From the park's beginning, some have disputed the federal government's right to acquire property for protection from unwilling sellers. The first challenge occurred in the same year the park was created.
A trolley company which had constructed a rail line through the center of the battlefield to Devil's Den, despite objections by veterans of the battle and others, immediately brought a lawsuit against the government to block the acquisition of their land by the park.
In a case that has been used countless times since as a precedent in federal condemnation actions, the U.S. Supreme Court ruled in 1896 in "United States v. Gettysburg Electric Railway Co." that the government had the right, indeed an obligation, to protect such areas.
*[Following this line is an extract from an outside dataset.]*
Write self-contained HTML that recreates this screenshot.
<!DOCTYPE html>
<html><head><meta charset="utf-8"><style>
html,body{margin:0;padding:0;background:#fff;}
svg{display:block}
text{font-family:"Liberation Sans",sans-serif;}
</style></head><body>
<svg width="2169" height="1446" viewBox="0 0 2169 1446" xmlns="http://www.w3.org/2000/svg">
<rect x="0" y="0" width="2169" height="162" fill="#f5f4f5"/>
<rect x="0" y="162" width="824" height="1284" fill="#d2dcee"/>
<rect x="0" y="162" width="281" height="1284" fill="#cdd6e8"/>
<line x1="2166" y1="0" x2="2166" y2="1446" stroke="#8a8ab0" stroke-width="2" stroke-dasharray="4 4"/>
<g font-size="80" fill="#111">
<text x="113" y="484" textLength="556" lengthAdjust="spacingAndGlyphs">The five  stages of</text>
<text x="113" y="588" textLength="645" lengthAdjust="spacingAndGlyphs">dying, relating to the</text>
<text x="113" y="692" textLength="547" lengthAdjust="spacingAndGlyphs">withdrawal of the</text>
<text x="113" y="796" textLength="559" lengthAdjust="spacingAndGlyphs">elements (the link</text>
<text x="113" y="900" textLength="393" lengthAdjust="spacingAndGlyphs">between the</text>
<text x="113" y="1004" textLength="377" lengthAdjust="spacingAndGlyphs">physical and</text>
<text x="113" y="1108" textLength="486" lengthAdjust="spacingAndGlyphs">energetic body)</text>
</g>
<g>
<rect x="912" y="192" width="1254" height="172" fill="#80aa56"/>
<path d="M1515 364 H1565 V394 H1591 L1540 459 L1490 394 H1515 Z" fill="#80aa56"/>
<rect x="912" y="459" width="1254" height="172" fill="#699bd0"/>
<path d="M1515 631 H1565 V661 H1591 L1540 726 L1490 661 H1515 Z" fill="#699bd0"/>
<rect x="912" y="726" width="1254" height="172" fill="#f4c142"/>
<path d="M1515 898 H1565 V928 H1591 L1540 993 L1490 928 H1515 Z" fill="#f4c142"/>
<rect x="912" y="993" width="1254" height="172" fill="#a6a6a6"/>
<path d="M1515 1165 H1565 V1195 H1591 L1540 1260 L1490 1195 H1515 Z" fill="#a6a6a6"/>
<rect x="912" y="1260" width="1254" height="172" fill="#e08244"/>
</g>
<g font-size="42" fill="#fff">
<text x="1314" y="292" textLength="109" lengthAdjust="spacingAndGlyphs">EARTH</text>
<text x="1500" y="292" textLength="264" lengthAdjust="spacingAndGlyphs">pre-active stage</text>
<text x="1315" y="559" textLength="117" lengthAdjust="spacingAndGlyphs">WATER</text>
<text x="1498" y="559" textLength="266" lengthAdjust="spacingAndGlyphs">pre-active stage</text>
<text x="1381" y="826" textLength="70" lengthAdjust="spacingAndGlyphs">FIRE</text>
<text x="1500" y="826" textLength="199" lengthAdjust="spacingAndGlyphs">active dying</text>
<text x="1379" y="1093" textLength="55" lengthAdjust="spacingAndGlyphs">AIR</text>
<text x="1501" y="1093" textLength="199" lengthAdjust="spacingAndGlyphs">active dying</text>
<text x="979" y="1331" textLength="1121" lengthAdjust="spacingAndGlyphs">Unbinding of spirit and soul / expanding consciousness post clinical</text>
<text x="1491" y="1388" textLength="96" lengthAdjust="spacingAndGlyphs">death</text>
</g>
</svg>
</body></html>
"Can it be that the government is without power to preserve the land, and properly mark out the various sites upon which this struggle took place....or even take possession of the field of battle, in the name and for the benefit of all the citizens of the country, for the present and for the future? Such a use seems necessarily not only a public use, but one so closely connected with the welfare of the republic itself as to be within the powers granted congress by the constitution for the purpose of protecting and preserving the whole country," the justices' opinion read in part.
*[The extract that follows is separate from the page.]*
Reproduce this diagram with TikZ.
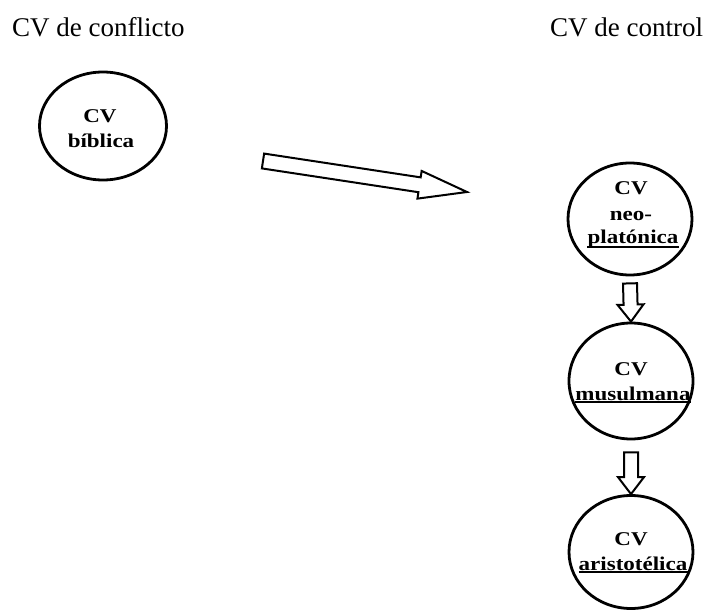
\documentclass[tikz,border=0pt]{standalone}
\usepackage{fontspec}
\setmainfont{Liberation Serif}
\usetikzlibrary{shapes.geometric,calc}
% horizontally stretched bold labels inside the bubbles
\newcommand{\cvwide}[1]{\scalebox{1.18}[1]{#1}}
% hollow block arrow: from, to, shaft half-width, head half-width, head length
\newcommand{\fatarrow}[5]{%
  \coordinate (fa-s) at #1;
  \coordinate (fa-e) at #2;
  \coordinate (fa-h) at ($(fa-e)!#5!(fa-s)$);
  \draw[arrowline] ($(fa-s)!#3!90:(fa-e)$) -- ($(fa-h)!#3!90:(fa-e)$)
    -- ($(fa-h)!#4!90:(fa-e)$) -- (fa-e) -- ($(fa-h)!#4!-90:(fa-e)$)
    -- ($(fa-h)!#3!-90:(fa-e)$) -- ($(fa-s)!#3!-90:(fa-e)$) -- cycle;}
\begin{document}
\begin{tikzpicture}[x=1pt,y=-1pt,
  bubble/.style={ellipse, draw, line width=2.8pt, inner sep=0pt},
  cvline/.style={font=\bfseries\fontsize{19.5}{19.5}\selectfont, inner sep=0pt, anchor=base},
  heading/.style={font=\fontsize{27}{27}\selectfont, inner sep=0pt, anchor=base west},
  arrowline/.style={draw, fill=white, line width=2pt, line join=miter},
  uline/.style={line width=1.8pt}]
\useasboundingbox (0,0) rectangle (712,612);

% headings
\node[heading] (h1) at (12,37) {CV de conflicto};
\node[heading] (h2) at (550,37) {CV de control};

% left bubble
\node[bubble, minimum width=127pt, minimum height=108pt] (c1) at (103,126) {};
\node[cvline] (c1a) at (100,123) {\cvwide{CV}};
\node[cvline] (c1b) at (101,148) {\cvwide{bíblica}};

% right column
\node[bubble, minimum width=124pt, minimum height=112pt] (c2) at (630,219) {};
\node[cvline] (c2a) at (631,195) {\cvwide{CV}};
\node[cvline] (c2b) at (631,221) {\cvwide{neo-}};
\node[cvline] (c2c) at (633,244) {\cvwide{platónica}};
\draw[uline] ($(c2c.base west)+(0,3)$) -- ($(c2c.base east)+(0,3)$);

\node[bubble, minimum width=124pt, minimum height=116pt] (c3) at (631,381) {};
\node[cvline] (c3a) at (631,375) {\cvwide{CV}};
\node[cvline] (c3b) at (633,400) {\cvwide{musulmana}};
\draw[uline] ($(c3b.base west)+(0,2)$) -- ($(c3b.base east)+(0,2)$);

\node[bubble, minimum width=124pt, minimum height=113pt] (c4) at (631,552) {};
\node[cvline] (c4a) at (631,545) {\cvwide{CV}};
\node[cvline] (c4b) at (633,570) {\cvwide{aristotélica}};
\draw[uline] ($(c4b.base west)+(0,2)$) -- ($(c4b.base east)+(0,2)$);

% block arrows
\coordinate (bigs) at (263,161);
\coordinate (bige) at (467,192);
\fatarrow{(bigs)}{(bige)}{7.5pt}{14pt}{48pt}
\fatarrow{($(c2.south)+(0,7)$)}{(c3.north)}{7pt}{13pt}{17pt}
\fatarrow{($(c3.south)+(0,12)$)}{(c4.north)}{7pt}{13pt}{17pt}
\end{tikzpicture}
\end{document}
In the mid 1970s, the Senate Appropriations subcommittee in charge of the Interior Department, which in turn oversees the NPS, became concerned about frequent changes in plans for acquiring land at five Civil War parks whose boundaries were not set by legislation: Antietam, Manassas, Fredericksburg, Petersburg and Gettysburg.
That subcommittee asked the NPS to study precisely what areas needed to be protected. In the spring of the following year, the NPS submitted maps as boundary proposals for the five parks. In accepting the Park Service recommendations, Alan Bible, who chaired the Senate Appropriations Subcommittee, said alterations would have to be subject to the "full legislative process."
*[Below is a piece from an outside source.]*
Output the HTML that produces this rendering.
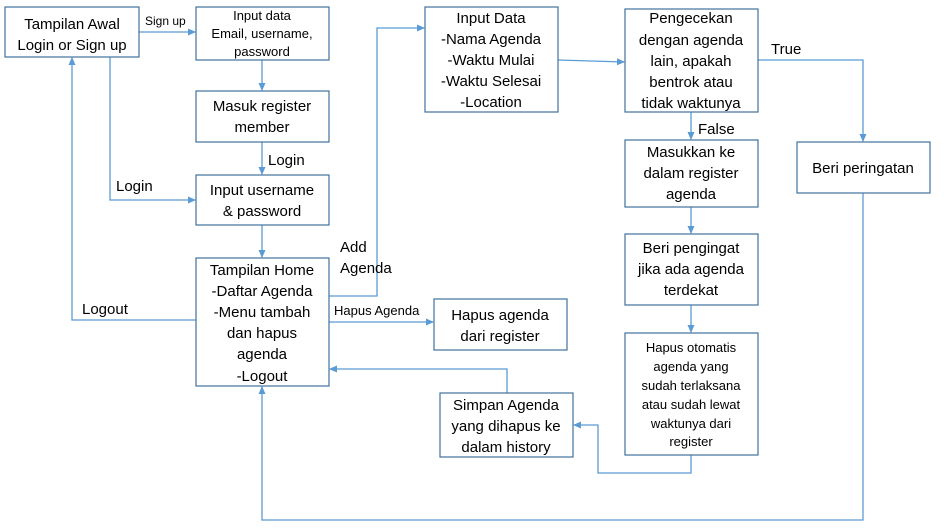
<!DOCTYPE html>
<html><head><meta charset="utf-8"><style>
body{margin:0;background:#fff}
svg{display:block}
text{font-family:"Liberation Sans",sans-serif;fill:#000}
</style></head><body>
<svg width="944" height="531" viewBox="0 0 944 531" xmlns="http://www.w3.org/2000/svg">
<defs><marker id="a" markerWidth="8" markerHeight="8" refX="7" refY="4" orient="auto" markerUnits="userSpaceOnUse"><path d="M0,0.5 L8,4 L0,7.5z" fill="#5B9BD5"/></marker></defs>
<g fill="none" stroke="#5B9BD5" stroke-width="1.3">
<path d="M139,32 H195" marker-end="url(#a)"/>
<path d="M262,60 V90" marker-end="url(#a)"/>
<path d="M262,142 V174" marker-end="url(#a)"/>
<path d="M196,320 H72 V58" marker-end="url(#a)"/>
<path d="M110,57 V200 H195" marker-end="url(#a)"/>
<path d="M262,225 V257" marker-end="url(#a)"/>
<path d="M329,296 H377 V28 H424" marker-end="url(#a)"/>
<path d="M329,322 H433" marker-end="url(#a)"/>
<path d="M558,60 L624,62" marker-end="url(#a)"/>
<path d="M691,112 V139" marker-end="url(#a)"/>
<path d="M758,60 H863 V141" marker-end="url(#a)"/>
<path d="M691,207 V233" marker-end="url(#a)"/>
<path d="M691,305 V332" marker-end="url(#a)"/>
<path d="M691,455 V473 H598 V425 H574" marker-end="url(#a)"/>
<path d="M507,393 V369 H330" marker-end="url(#a)"/>
<path d="M863,193 V520 H262 V387" marker-end="url(#a)"/>
</g>
<g fill="#fff" stroke="#41719C" stroke-width="1.2">
<rect x="5" y="7" width="134" height="50"/>
<rect x="196" y="7" width="133" height="53"/>
<rect x="196" y="91" width="133" height="51"/>
<rect x="196" y="175" width="133" height="50"/>
<rect x="196" y="258" width="133" height="128"/>
<rect x="434" y="299" width="133" height="51"/>
<rect x="440" y="393" width="133" height="64"/>
<rect x="425" y="7" width="133" height="105"/>
<rect x="625" y="9" width="133" height="103"/>
<rect x="625" y="140" width="133" height="67"/>
<rect x="625" y="234" width="133" height="71"/>
<rect x="625" y="333" width="133" height="122"/>
<rect x="797" y="142" width="133" height="51"/>
</g>
<g font-size="15" text-anchor="middle">
<text x="72" y="29">Tampilan Awal</text><text x="72" y="50">Login or Sign up</text>
<text x="262" y="20" font-size="13">Input data</text><text x="262" y="38" font-size="13">Email, username,</text><text x="262" y="56" font-size="13">password</text>
<text x="262" y="111">Masuk register</text><text x="262" y="132">member</text>
<text x="262" y="195">Input username</text><text x="262" y="216">&amp; password</text>
<text x="262" y="275">Tampilan Home</text><text x="262" y="296">-Daftar Agenda</text><text x="262" y="317">-Menu tambah</text><text x="262" y="338">dan hapus</text><text x="262" y="359">agenda</text><text x="262" y="381">-Logout</text>
<text x="500" y="320">Hapus agenda</text><text x="500" y="341">dari register</text>
<text x="506" y="410">Simpan Agenda</text><text x="506" y="431">yang dihapus ke</text><text x="506" y="452">dalam history</text>
<text x="491" y="23">Input Data</text><text x="491" y="44">-Nama Agenda</text><text x="491" y="65">-Waktu Mulai</text><text x="491" y="86">-Waktu Selesai</text><text x="491" y="107">-Location</text>
<text x="691" y="23">Pengecekan</text><text x="691" y="45">dengan agenda</text><text x="691" y="66">lain, apakah</text><text x="691" y="87">bentrok atau</text><text x="691" y="108">tidak waktunya</text>
<text x="691" y="157">Masukkan ke</text><text x="691" y="178">dalam register</text><text x="691" y="199">agenda</text>
<text x="691" y="253">Beri pengingat</text><text x="691" y="274">jika ada agenda</text><text x="691" y="295">terdekat</text>
<g font-size="13"><text x="691" y="352">Hapus otomatis</text><text x="691" y="371">agenda yang</text><text x="691" y="390">sudah terlaksana</text><text x="691" y="409">atau sudah lewat</text><text x="691" y="428">waktunya dari</text><text x="691" y="446">register</text></g>
<text x="863" y="173">Beri peringatan</text>
</g>
<g font-size="15">
<text x="145" y="25" font-size="12">Sign up</text>
<text x="268" y="165">Login</text>
<text x="116" y="191">Login</text>
<text x="82" y="314">Logout</text>
<text x="340" y="252">Add</text><text x="340" y="273">Agenda</text>
<text x="334" y="315" font-size="13">Hapus Agenda</text>
<text x="698" y="134">False</text>
<text x="771" y="54">True</text>
</g>
</svg>
</body></html>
A number of failings were recognized almost immediately in the 1974 Administrative Agreement at Gettysburg, including the existence of a number of areas important in the battle that had not been protected. Despite the concerns over the Administrative Agreement, nearly a decade would pass before those failings would be put to the test.
The issue of just how much battle land needed to be protected came to a rapid boil in 1986, when the Gettysburg Battlefield Preservation Association, a private, non-profit group, obtained the 30-acre Taney farm, which lay outside the administrative boundary, and tried to donate it to the NPS, in a direct challenge to the 1974 Administrative Agreement.
Congressman William F. Goodling, whose district includes Gettysburg, successfully pressed his fellow legislators for a law requiring the Park Service to conduct a study of its boundaries needs.
Public Law 100-132, enacted in October of 1987, required the NPS to submit a boundary plan to Congress by the next October. The plan was pulled together with the help of public workshops held in Gettysburg in July, August and November of 1987 and March of 1988. The resulting boundary study, which included 14 "resource areas" containing key sites and features of the battle previously outside the park, was presented to Congress in August, 1988.
The machinery of government ground forward, and on August 14, 1990, President George Bush signed Public Law 101-377. For the first time since the battle 127 years earlier, the Gettysburg National Military Park had a formal boundary.
Having a boundary law in hand and making everyone happy with those boundaries are two separate matters. The intention of both the NPS and the new law is not to have the federal government end up owning all the land within the boundaries, but rather to obtain "the minimum federal interest necessary to meet park objectives for conserving and interpreting the battlefield." (GNMP Draft Land Protection Plan, Rev. April 28. 1993).
Simply put, the intention of the NPS is to purchase outright as little land as possible, leaving as much as possible of the 1,900 acres now within the park in private hands and on the tax rolls.